Here are a few ways TMS software features can facilitate reducing empty mileage:
- Optimise route planning: Using robust planning functionality, planners can identify the most efficient routes, reducing unnecessary and empty mileage. It avoids obstacles like low bridges to prevent diversions and further dead miles.
- Evaluate vehicle sizes and capacity: Technology can help identify and recommend where using smaller vehicles may be more appropriate to certain jobs, helping to improve capacity utilisation and simultaneously reducing emissions.
- Improve driver communication: Utilising driver communication apps, such as the Mandata Manifests app allows operators to directly send planned routes directly to drivers, along with the directions through the sat-nav integrations, ensuring they follow optimised routing and avoid extra mileage.
- Manage drivers’ hours more efficiently: With limited hours in the day for drivers to work, ensuring their driving hours are capitalised in the most efficient way is essential. With tacho analysis data, linked up to a TMS, drivers’ hours can be planned accordingly and not wasted on empty running.
- Utilise freight exchange platforms: Freight exchange platforms, such as Returnloads, enable transport companies to post available jobs and vehicles seeking work. This allows businesses to find available work in their area, turning empty runs into revenue-generating opportunities.
What else could help to reduce empty miles?
- Enhanced collaboration: Transport businesses can collaborate to reduce empty running by sharing resources and work opportunities.
- Transport planners training: Properly training staff in industry best practices is crucial for efficient planning and reduced empty mileage.
- Established return load agreements: Establishing agreements and contractual work with other companies for return loads can help reduce empty running. These agreements ensure that a vehicle will carry cargo for two or more companies, with each taking responsibility for a portion of the journey.

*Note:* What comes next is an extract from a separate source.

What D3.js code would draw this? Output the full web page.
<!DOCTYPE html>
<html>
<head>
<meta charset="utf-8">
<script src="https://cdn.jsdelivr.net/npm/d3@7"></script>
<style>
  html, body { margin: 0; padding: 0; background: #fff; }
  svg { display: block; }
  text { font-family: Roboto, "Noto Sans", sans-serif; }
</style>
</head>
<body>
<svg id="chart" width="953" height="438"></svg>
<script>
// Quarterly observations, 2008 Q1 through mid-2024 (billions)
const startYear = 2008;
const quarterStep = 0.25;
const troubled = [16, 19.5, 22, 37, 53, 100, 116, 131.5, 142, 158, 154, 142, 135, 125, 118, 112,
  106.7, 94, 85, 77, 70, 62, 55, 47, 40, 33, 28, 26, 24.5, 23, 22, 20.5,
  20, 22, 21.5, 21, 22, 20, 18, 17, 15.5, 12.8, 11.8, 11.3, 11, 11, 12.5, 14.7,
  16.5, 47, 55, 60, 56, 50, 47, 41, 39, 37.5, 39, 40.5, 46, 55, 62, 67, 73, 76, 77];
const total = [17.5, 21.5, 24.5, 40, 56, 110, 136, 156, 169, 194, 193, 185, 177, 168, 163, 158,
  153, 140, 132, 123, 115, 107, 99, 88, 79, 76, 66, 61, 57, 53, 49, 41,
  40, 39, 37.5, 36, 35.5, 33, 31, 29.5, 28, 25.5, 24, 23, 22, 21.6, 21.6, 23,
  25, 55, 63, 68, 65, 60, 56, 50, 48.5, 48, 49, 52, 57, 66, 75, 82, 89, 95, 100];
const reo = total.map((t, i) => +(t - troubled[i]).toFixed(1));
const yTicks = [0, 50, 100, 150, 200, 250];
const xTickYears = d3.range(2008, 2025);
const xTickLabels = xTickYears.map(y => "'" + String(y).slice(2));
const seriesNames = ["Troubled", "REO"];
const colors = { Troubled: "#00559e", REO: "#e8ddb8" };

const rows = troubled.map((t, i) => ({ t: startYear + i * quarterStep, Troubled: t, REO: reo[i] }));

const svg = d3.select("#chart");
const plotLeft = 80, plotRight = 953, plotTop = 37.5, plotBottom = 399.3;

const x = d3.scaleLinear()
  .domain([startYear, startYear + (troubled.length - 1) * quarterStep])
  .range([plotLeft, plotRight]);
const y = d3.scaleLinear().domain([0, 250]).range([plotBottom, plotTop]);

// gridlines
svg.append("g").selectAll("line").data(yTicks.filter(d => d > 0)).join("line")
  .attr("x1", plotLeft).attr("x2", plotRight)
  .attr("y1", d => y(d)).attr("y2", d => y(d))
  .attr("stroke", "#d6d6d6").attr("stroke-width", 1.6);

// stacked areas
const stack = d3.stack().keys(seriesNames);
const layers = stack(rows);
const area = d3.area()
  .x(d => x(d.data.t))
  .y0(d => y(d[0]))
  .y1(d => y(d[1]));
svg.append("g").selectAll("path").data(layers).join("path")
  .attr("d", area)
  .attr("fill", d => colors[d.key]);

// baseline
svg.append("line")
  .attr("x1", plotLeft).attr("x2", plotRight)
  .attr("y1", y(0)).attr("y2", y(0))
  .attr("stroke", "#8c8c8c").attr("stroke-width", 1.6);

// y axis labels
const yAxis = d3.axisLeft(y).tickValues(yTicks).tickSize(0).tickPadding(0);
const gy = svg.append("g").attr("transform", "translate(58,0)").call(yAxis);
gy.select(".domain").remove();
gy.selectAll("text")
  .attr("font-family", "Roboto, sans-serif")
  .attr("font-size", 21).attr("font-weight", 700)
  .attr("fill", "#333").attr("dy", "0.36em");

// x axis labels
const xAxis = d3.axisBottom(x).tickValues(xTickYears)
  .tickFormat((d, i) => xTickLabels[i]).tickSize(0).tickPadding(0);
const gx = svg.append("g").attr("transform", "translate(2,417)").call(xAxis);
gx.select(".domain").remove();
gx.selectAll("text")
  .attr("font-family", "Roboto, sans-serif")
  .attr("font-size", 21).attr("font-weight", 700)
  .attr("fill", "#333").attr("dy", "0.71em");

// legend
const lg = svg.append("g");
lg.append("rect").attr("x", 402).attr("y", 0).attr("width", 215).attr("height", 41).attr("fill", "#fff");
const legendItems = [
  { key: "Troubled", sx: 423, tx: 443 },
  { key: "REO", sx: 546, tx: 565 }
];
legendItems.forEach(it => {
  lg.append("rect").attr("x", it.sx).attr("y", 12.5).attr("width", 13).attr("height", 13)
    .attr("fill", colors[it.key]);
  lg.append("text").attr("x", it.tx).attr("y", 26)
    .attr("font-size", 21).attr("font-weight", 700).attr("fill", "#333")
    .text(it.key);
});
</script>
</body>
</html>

- Utilised industry initiatives: Staying informed about environmental initiatives, collaboration efforts, and regulatory updates through industry forums and events. The RHA’s Net Zero forum is a great example of this.
Addressing the issue of empty running in the UK’s haulage industry is crucial for both business efficiency and environmental sustainability. By adopting innovative technologies, fostering collaboration, and staying informed about industry initiatives, the problem can be significantly eased.